After Goldman’s exit, Santander too quits R3 group; Morgan Stanley also aims to leave
Following the exit of American multinational finance corporation Goldman Sachs from fintech innovation company R3 CEV LLC’s famous blockchain or distributed ledger consortium, Spanish banking group Banco Santander has too quitted the group, reports Fortune.com, citing a Reuters report. The Wall Street Journal reports that American multinational financial services organization also plans to drop out of the syndicate.
According to Fortune.com, sources close to the matter told the website that Goldman decided to leave the body after being unable to come to an agreement on terms of a potential fundraising arrangement, while Santander’s reason(s) for walking away from the association is(are) less clear.
Both Goldman and Santander, however, are investors in Digital Asset Holdings, a competing blockchain startup led by Blythe Masters, an ex-J.P. Morgan top executive, points out Fortune, adding, “The shakeup indicates that the field is maturing rather than waning.”

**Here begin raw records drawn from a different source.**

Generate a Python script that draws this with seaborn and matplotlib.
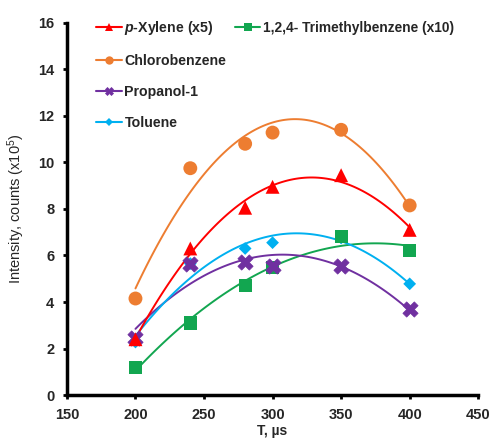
import numpy as np
import pandas as pd
import matplotlib
matplotlib.use("Agg")
import matplotlib.pyplot as plt
import seaborn as sns
from matplotlib.lines import Line2D

sns.set_theme(style="ticks")
plt.rcParams['font.family'] = ['Liberation Sans', 'DejaVu Sans']
plt.rcParams['mathtext.fontset'] = 'custom'
plt.rcParams['mathtext.it'] = 'Liberation Sans:italic:bold'
plt.rcParams['mathtext.rm'] = 'Liberation Sans'

T = [200, 240, 280, 300, 350, 400]
p_xylene = [2.4, 6.3, 8.05, 8.95, 9.45, 7.1]
trimethylbenzene = [1.2, 3.1, 4.72, 5.5, 6.82, 6.22]
chlorobenzene = [4.15, 9.75, 10.8, 11.28, 11.4, 8.15]
propanol = [2.45, 5.64, 5.73, 5.55, 5.55, 3.72]
toluene = [2.28, 5.65, 6.3, 6.55, 6.75, 4.78]

series = [
    ("$p$-Xylene (x5)", p_xylene, "#FF0000", "^", 10),
    ("1,2,4- Trimethylbenzene (x10)", trimethylbenzene, "#12A650", "s", 9.5),
    ("Chlorobenzene", chlorobenzene, "#ED7D31", "o", 10),
    ("Propanol-1", propanol, "#7030A0", "X", 11),
    ("Toluene", toluene, "#00B0F0", "D", 6.5),
]
line_order = [1, 3, 4, 0, 2]
marker_order = [4, 1, 3, 0, 2]

fig = plt.figure(figsize=(4.92, 4.38), dpi=100)
ax = fig.add_axes([0.136, 0.098, 0.836, 0.85])

for i in line_order:
    name, vals, color, marker, ms = series[i]
    df = pd.DataFrame({"T": T, "v": vals})
    sns.regplot(data=df, x="T", y="v", order=2, ci=None, scatter=False,
                truncate=True, ax=ax, line_kws=dict(color=color, lw=1.4))
for i in marker_order:
    name, vals, color, marker, ms = series[i]
    df = pd.DataFrame({"T": T, "v": vals})
    sns.scatterplot(data=df, x="T", y="v", marker=marker, s=ms**2, color=color,
                    edgecolor="none" if marker != "X" else color, linewidth=0 if marker != "X" else 0.5,
                    ax=ax, zorder=3)

ax.set_xlim(150, 450)
ax.set_ylim(0, 16)
ax.set_xticks(np.arange(150, 451, 50))
ax.set_yticks(np.arange(0, 17, 2))
for lab in ax.get_xticklabels() + ax.get_yticklabels():
    lab.set_fontweight("bold")
    lab.set_fontsize(10.5)
ax.tick_params(axis='both', direction='out', length=3, width=2, color='black', pad=6)
for s in ["top", "right"]:
    ax.spines[s].set_visible(False)
for s in ["left", "bottom"]:
    ax.spines[s].set_linewidth(2.5)
    ax.spines[s].set_color("black")
ax.set_xlabel("T, µs", fontsize=10, fontweight="bold", labelpad=2)
ax.set_ylabel("Intensity, counts (x10$^5$)", fontsize=10.5, labelpad=8)

def h(i):
    name, vals, color, marker, ms = series[i]
    return Line2D([0], [0], color=color, lw=1.5, marker=marker, markersize=6 if marker != "D" else 4,
                  markeredgewidth=0.5 if marker == "X" else 0)

blank = Line2D([0], [0], color="none", lw=0)
handles = [h(0), h(2), h(3), h(4), h(1), blank, blank, blank]
labels = [series[0][0], series[2][0], series[3][0], series[4][0], series[1][0], "", "", ""]
leg = ax.legend(handles, labels, ncol=2, frameon=False, loc="upper left",
                bbox_to_anchor=(0.04, 1.045), handlelength=1.8, handletextpad=0.2,
                labelspacing=1.2, columnspacing=0.6,
                prop=dict(weight="bold", size=10.2))
leg.get_texts()[4].set_fontsize(9.9)
fig.savefig("out.png", dpi=100)
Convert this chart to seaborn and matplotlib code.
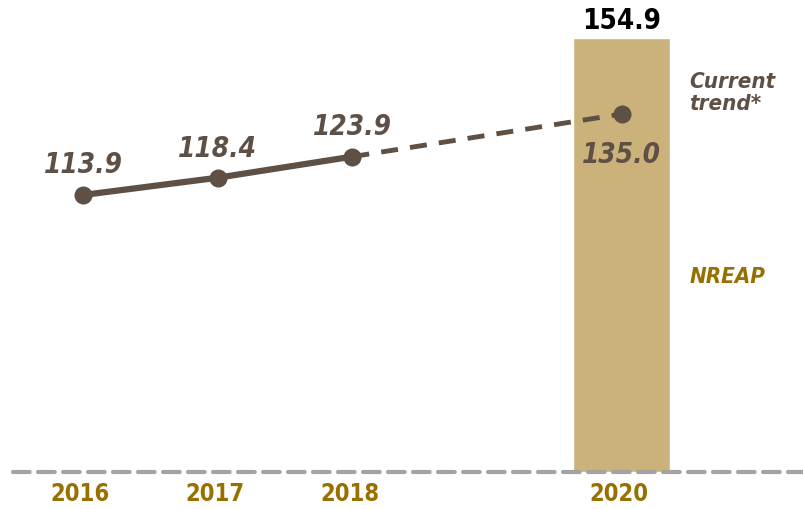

Nevertheless, the Reuters article reports a person familiar with the plans told the news agency that R3 has dropped the amount it wanted to raise from members of the consortium in its first large round of equity funding to US$150 million (from US$200 million) and is altering the deal’s structure.
In exchange for the funding, R3 plans to give the banks a 60% equity stake, the person told Reuters, adding that over 90 percent of the later-stage original 42 bank members have shown interest in investing. Initially, there were nine original members.
New York-based R3 currently runs a consortium of more than 70 financial institutions.